Two tales of privacy in online social networks
Claudia Diaz, KU Leuven
April 5, 2013 11:00am, in DC 1304
Privacy is one of the friction points that emerges when communications get mediated in Online Social Networks (OSNs). Different communities of computer science researchers have framed the ‘OSN privacy problem’ as one of surveillance, institutional or social privacy. In tackling these problems they have also treated them as if they were independent. We argue that the different privacy problems are entangled and that research on privacy in OSNs would benefit from a more holistic approach. In this talk, we first provide an introduction to the surveillance and social privacy perspectives emphasizing the narratives that inform them, as well as their assumptions, goals and methods. We then juxtapose the differences between these two approaches in order to understand their complementarity, and to identify potential integration challenges as well as research questions that so far have been left unanswered.

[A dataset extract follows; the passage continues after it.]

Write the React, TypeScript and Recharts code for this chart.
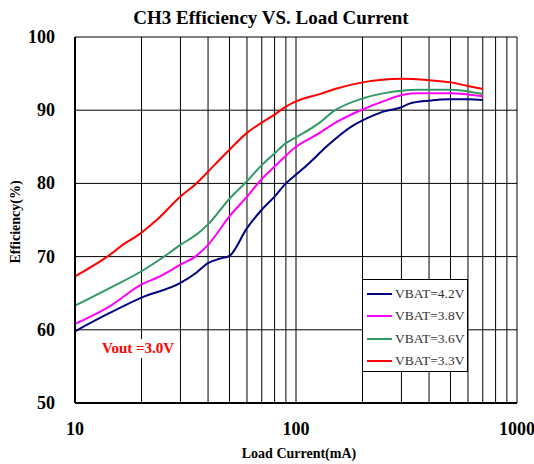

Claudia Diaz is currently an assistant professor in Privacy Technologies at COSIC (Computer Security and Industrial Cryptography), in the Department of Electrical Engineering of the KU Leuven. She received her Master degree in Telecommunications Engineering at the University of Vigo (Spain), and her Ph.D. in engineering at the KU Leuven (Belgium). Her research is broadly focused on the topic of Privacy Enhancing Technologies, where she has published on topics including anonymous communications, anonymity metrics, steganographic file systems, location privacy, privacy in social networks, traffic analysis, and privacy by design.